A crushing pressure kept me there, made up of a debilitating mixture of grief, anxiety, survivor’s remorse, and depression. It felt like a physical being with a corporeal form. Some huge, hulking monster that sat on my chest, its paws on my shoulders, pressing me down. All of my hours in the gym were worthless to me now. As hard as I struggled, I didn’t have the strength to push it off.

I hadn’t suffered a depressive bout like this in months. The setback was infuriating, which only compounded my other negative emotions. I’d been doing so much better lately. This step backward really illustrated that to me now. But then Christmas happened.

The day itself was fine. Between my anticipation to hang out with Ella, cooking, and talking to family and friends, I’d been plugged in, connected. Distracted.

Then Ella left the next morning, and the house suddenly seemed too big. Too quiet. Without the diversion of her and the dogs, my thoughts wandered to Zach. To the last holiday we spent together with the whole family in Hawaii. To my nephew, Micah, racing around my parents’ living room, holding Buzz Lightyear high over his head as he made “zooooom” noises. He asked me to read him a bedtimestory that night. Not his parents. Not his grandparents.Me.I’d felt like the most special person in the whole world.

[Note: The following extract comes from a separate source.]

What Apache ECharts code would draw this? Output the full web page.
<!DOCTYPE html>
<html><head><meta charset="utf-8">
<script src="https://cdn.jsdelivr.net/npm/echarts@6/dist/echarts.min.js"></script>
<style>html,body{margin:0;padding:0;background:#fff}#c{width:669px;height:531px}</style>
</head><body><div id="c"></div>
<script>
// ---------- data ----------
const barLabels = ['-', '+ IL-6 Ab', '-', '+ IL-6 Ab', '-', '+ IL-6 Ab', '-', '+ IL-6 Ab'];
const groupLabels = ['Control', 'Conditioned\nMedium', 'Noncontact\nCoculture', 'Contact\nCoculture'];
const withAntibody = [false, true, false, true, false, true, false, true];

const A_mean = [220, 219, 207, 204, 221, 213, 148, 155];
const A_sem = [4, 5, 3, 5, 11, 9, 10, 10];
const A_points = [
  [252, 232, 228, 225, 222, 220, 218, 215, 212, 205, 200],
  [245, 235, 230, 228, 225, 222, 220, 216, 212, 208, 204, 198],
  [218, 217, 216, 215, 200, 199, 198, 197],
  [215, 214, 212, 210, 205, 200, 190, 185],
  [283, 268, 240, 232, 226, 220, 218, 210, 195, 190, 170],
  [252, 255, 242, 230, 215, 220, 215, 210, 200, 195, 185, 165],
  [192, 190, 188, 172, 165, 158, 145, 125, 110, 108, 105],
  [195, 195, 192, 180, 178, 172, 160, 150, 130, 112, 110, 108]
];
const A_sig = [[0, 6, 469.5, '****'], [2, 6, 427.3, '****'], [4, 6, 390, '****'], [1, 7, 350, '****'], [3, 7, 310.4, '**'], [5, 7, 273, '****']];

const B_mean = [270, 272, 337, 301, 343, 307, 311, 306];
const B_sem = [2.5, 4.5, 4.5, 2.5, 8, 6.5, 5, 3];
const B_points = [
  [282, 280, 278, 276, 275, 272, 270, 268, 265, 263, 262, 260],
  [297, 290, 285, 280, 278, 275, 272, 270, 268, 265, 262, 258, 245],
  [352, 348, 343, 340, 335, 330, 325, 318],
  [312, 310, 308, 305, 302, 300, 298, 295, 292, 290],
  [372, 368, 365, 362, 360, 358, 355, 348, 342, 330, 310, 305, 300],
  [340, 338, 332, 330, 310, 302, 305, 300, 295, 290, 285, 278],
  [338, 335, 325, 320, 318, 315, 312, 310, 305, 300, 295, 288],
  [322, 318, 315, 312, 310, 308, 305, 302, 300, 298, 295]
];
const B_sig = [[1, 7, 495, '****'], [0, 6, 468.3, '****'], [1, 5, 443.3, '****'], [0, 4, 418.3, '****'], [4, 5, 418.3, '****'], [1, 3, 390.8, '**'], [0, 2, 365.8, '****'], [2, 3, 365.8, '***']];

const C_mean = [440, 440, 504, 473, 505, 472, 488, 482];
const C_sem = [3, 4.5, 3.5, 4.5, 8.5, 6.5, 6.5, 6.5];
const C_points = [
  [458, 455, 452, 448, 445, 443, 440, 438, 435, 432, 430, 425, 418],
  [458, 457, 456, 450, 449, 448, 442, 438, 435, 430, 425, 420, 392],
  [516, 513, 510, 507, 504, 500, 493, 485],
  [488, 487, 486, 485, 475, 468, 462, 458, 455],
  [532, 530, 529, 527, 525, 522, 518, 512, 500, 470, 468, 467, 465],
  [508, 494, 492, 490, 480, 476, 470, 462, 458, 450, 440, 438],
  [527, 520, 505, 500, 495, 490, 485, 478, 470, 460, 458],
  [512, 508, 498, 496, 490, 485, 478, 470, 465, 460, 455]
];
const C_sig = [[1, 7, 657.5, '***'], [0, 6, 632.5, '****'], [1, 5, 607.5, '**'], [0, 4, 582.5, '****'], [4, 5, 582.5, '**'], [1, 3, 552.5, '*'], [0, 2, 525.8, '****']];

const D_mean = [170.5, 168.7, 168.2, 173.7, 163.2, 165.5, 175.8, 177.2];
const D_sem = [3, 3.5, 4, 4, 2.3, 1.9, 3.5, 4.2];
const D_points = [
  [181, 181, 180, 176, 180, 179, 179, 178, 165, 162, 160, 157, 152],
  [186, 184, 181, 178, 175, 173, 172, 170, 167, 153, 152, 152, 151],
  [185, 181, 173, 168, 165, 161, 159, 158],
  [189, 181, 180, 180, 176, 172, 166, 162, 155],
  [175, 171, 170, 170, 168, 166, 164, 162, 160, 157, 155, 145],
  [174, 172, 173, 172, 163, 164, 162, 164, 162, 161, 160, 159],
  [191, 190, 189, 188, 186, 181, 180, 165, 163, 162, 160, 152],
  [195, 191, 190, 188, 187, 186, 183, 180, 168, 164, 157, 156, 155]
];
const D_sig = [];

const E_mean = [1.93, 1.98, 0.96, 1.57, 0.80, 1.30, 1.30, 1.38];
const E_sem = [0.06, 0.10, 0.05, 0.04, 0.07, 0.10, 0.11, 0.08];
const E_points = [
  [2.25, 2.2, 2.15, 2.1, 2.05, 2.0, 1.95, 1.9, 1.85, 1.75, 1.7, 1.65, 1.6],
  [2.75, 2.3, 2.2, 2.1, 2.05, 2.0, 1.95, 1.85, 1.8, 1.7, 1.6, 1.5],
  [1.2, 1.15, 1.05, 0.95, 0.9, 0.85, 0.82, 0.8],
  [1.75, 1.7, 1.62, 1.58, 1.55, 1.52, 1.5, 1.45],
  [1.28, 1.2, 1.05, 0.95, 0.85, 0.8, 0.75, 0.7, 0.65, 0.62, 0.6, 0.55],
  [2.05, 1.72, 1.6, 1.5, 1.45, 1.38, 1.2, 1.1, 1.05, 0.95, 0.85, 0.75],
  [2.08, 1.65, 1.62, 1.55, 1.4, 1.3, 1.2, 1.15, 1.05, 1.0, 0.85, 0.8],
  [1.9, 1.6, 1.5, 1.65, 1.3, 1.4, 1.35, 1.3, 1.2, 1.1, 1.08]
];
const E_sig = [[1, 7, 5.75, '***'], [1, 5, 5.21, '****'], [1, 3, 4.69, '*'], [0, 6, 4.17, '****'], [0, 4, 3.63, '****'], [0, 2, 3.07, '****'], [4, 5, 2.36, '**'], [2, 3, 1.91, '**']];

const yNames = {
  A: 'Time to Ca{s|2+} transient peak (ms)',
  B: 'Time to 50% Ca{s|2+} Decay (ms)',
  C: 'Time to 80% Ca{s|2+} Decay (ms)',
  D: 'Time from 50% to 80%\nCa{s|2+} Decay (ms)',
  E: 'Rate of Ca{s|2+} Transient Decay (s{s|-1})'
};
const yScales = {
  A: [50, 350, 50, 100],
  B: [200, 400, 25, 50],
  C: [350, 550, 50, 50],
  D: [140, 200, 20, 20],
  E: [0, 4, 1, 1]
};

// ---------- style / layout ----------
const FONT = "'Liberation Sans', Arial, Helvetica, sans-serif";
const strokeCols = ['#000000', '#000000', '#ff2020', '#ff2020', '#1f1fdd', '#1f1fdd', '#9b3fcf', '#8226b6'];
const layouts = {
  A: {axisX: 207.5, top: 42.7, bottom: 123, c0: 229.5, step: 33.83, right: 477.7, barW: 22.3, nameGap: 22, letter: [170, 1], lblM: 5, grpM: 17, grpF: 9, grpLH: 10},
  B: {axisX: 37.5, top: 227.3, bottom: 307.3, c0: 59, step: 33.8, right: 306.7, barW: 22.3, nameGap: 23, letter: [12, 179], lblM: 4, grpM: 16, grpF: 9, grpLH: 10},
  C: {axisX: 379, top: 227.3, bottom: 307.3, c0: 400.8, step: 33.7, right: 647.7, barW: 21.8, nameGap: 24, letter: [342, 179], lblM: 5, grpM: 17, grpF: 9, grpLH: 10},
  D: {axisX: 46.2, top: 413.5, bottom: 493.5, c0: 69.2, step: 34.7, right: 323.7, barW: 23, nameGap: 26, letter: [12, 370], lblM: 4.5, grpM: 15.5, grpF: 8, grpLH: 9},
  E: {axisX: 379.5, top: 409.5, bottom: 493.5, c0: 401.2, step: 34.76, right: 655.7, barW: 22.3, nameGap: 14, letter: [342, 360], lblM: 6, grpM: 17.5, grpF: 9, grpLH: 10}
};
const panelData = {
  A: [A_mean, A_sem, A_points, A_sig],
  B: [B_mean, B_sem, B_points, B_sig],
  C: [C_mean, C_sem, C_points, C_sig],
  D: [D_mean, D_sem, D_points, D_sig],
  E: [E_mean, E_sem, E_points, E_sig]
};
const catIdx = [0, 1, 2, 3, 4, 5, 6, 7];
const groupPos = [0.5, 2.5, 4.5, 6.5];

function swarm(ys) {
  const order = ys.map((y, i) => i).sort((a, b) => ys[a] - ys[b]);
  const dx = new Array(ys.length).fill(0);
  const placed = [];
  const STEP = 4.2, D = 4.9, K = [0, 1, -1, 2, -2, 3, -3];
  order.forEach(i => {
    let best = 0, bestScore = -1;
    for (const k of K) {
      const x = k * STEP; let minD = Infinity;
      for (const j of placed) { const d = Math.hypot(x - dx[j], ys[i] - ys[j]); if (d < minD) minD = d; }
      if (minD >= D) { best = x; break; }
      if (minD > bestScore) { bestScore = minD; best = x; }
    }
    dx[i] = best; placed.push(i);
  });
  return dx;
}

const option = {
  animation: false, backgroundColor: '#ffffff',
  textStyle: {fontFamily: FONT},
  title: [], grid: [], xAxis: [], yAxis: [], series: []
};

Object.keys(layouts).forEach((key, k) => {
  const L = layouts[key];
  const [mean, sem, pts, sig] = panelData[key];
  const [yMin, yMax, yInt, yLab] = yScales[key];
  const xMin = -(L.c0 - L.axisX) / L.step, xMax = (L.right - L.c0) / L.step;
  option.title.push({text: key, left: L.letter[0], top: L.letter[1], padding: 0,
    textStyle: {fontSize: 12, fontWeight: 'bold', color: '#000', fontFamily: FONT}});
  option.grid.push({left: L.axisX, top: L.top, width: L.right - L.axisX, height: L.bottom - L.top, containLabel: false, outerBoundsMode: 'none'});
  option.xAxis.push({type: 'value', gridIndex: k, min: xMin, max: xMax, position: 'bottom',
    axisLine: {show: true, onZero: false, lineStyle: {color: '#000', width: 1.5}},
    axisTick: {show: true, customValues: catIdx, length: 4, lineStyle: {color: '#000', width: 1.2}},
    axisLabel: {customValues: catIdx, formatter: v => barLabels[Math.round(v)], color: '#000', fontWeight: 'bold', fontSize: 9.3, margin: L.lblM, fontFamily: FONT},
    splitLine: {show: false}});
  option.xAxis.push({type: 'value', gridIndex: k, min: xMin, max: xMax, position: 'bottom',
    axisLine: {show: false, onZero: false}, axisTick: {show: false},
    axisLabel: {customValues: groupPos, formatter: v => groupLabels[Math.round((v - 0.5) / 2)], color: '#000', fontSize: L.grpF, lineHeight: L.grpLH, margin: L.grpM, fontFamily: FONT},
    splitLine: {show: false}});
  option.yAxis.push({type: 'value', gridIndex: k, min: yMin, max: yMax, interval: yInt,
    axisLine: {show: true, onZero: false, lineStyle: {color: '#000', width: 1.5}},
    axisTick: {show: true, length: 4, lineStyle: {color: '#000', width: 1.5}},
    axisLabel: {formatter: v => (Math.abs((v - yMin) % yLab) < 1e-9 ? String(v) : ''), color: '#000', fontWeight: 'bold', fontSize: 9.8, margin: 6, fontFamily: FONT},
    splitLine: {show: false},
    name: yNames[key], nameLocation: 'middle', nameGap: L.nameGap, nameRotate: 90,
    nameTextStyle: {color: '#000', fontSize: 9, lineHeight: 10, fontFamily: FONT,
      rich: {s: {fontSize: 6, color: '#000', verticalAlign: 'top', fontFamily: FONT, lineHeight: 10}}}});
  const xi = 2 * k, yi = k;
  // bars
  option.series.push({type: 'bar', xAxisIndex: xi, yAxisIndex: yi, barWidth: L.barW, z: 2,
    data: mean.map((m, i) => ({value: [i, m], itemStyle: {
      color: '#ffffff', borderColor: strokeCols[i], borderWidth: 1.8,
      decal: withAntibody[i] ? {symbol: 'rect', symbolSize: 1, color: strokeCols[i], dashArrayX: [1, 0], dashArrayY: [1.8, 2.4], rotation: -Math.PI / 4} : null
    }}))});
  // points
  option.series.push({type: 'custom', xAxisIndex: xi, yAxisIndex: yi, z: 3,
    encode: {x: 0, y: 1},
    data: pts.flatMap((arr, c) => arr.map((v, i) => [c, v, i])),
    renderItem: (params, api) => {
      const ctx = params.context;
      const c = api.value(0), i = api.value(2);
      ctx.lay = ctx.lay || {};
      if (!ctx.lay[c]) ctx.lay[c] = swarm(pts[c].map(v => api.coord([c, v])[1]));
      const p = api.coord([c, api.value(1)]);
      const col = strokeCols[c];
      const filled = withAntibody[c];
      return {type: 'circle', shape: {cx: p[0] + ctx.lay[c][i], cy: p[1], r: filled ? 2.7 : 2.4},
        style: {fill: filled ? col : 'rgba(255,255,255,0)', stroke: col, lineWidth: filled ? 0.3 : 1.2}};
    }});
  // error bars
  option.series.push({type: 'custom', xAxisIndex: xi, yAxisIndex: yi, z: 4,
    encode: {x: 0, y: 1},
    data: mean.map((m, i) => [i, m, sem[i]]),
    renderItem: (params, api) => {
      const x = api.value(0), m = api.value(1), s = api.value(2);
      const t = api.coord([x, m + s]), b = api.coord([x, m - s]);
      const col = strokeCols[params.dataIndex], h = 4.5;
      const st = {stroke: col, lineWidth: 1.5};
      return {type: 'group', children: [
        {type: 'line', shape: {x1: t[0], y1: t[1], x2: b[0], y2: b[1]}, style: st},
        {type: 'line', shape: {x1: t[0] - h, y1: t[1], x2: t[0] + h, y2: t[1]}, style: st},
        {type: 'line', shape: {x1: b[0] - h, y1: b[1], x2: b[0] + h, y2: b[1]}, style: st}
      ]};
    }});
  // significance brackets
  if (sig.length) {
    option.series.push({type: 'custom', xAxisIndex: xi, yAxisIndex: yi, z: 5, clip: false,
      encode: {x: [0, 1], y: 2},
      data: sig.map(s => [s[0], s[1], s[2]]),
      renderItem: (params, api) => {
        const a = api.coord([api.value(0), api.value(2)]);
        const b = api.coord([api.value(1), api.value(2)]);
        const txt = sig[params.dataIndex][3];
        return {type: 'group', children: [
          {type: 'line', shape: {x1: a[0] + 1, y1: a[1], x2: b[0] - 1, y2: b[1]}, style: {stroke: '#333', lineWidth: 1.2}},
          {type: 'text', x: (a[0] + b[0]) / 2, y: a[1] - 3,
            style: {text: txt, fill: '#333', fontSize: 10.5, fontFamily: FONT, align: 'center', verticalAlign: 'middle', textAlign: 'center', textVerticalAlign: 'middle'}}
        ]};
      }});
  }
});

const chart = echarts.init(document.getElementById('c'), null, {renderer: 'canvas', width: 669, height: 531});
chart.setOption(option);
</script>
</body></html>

Watching his eyes flutter shut while I read to him made me want to settle down and have a couple of kids of my own. I walked downstairs afterward to find the rest of the family in the dining room, seated around my parents’ large rectangular table, howling with laughter. Zach’s wife, Molly, a.k.a. Two Can Sam, a.k.a. Lightest of the Lightweights, a.k.a. Gigglefits McGee, sat at the head of it, her blonde curls frazzled, her brown eyes glazed over.

She’d gotten into the champagne while I was upstairs, and the bubbles went straight to her head. Everything was suddenly rendered hilarious by her buzz. I still had video of “The Incident” as she called it afterward. I watched it earlier, rewinding several times to the part where my dad leaned toward her and muttered, “Ham sandwich.” Molly slid to the floor snort-laughing, the rest of us joining along because it was just so ridiculous and her laughter was just that infectious. Chewbacca mask lady had nothing on Molly when she really got going.

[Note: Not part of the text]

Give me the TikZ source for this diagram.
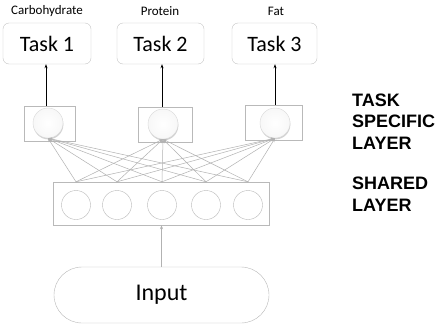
\documentclass[tikz,border=0pt]{standalone}
\usepackage{fontspec}
\setmainfont{Carlito}
\newfontfamily\labfont{Liberation Sans}
\usetikzlibrary{arrows.meta,shapes.misc,shadows}
\begin{document}
\begin{tikzpicture}[x=1pt,y=-1pt,
  taskbox/.style={draw=gray!45, rounded corners=6pt, minimum height=41pt, inner sep=0pt, font=\fontsize{22}{26}\selectfont},
  toplabel/.style={font=\fontsize{13}{15}\selectfont, inner sep=0pt},
  specbox/.style={draw=gray!55, minimum height=35pt, inner sep=0pt},
  ball/.style={circle, minimum size=30pt, inner sep=0pt, draw=gray!30, inner color=white, outer color=gray!6,
    drop shadow={opacity=0.35, shadow xshift=0.4pt, shadow yshift=-1.4pt}},
  unit/.style={circle, minimum size=29pt, inner sep=0pt, draw=gray!55},
  conn/.style={draw=gray!60, line width=0.5pt, -{Stealth[length=4pt,width=3pt]}},
  upar/.style={draw=black, line width=0.9pt, -{Stealth[length=4pt,width=3pt]}},
  sidelab/.style={font=\labfont\bfseries\fontsize{18}{21.5}\selectfont, align=left, anchor=west, inner sep=0pt}
]
\useasboundingbox (0,0) rectangle (439,327);
\fill[white] (0,0) rectangle (439,327);

% task output boxes
\node[taskbox, minimum width=88pt] (t1) at (47,43.5) {Task 1};
\node[taskbox, minimum width=87pt] (t2) at (160.5,43.5) {Task 2};
\node[taskbox, minimum width=85pt] (t3) at (274.5,43.5) {Task 3};
\node[toplabel] (l1) at (47,11) {Carbohydrate};
\node[toplabel] (l2) at (160,11) {Protein};
\node[toplabel] (l3) at (276,11) {Fat};

% task specific layer
\node[specbox, minimum width=51pt] (s1) at (49.5,123.5) {};
\node[specbox, minimum width=54pt] (s2) at (165,124.5) {};
\node[specbox, minimum width=57pt] (s3) at (273.5,122.5) {};
\node[ball] (b1) at (48,123) {};
\node[ball] (b2) at (163,124) {};
\node[ball] (b3) at (275,123) {};

% shared layer
\node[draw=gray!55, minimum width=216pt, minimum height=43pt, inner sep=0pt] (sh) at (161,203.5) {};
\node[unit] (u1) at (76,205) {};
\node[unit] (u2) at (117,205) {};
\node[unit] (u3) at (162,205) {};
\node[unit] (u4) at (206,205) {};
\node[unit] (u5) at (248,205) {};

% input
\node[draw=gray!55, rounded rectangle, minimum width=215pt, minimum height=56pt, inner sep=0pt, font=\fontsize{24}{28}\selectfont] (in) at (161.5,295) {Input};

% side labels
\node[sidelab] (tsl) at (352,121.5) {TASK\\SPECIFIC\\LAYER};
\node[sidelab] (shl) at (352,194) {SHARED\\LAYER};

% connectors
\draw[upar] (s1.north -| 46,0) -- (t1.south -| 46,0);
\draw[upar] (s2.north -| 162,0) -- (t2.south -| 162,0);
\draw[upar] (s3.north -| 275,0) -- (t3.south -| 275,0);

\foreach \u in {u1,u2,u3,u4,u5}{
  \foreach \b in {b1,b2,b3}{
    \draw[conn] (\u |- sh.north) -- (\b.south);
  }
}
\draw[conn] (in.north) -- (in.north |- sh.south);
\end{tikzpicture}
\end{document}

I watched the video right to the end, when Zach scooped his tipsy wife up off of the ground and carried her out of the room, followed by a chorus of hoots and catcalls.

When the video was over, I curled into the fetal position in the middle of my bed and sobbed until my tears ran out.

Six months after I shot that video, they were dead.

My eyes were scratchy now, my face puffy, throat sore. I’d cried so much that I was dehydrated. Thanks to the litany of other physical symptoms that manifested whenever a bout of depression hit me this hard, I felt like I had the flu. My head throbbed. I didn’t trust my stomach enough to put anything other than bread in it. The sheets beneath me were soaked with sweat.

At least I didn’t have the shortness of breath and racing pulse that proceeded a full-blown panic attack. Shut up all alone in the house like this, with no one to help me through it, I’d probably end up hyperventilating myself into unconsciousness.

My phone went off, emitting a shrill tone that reminded me it was time to take my medication. I dug through the rumpled covers around me until I found the phone, then hit ‘end’ on the alarm. It took a monumental effort to roll over, pop the caps off of several prescription bottles stacked on the nightstand, and swallow the pills with the help of a large swig of water.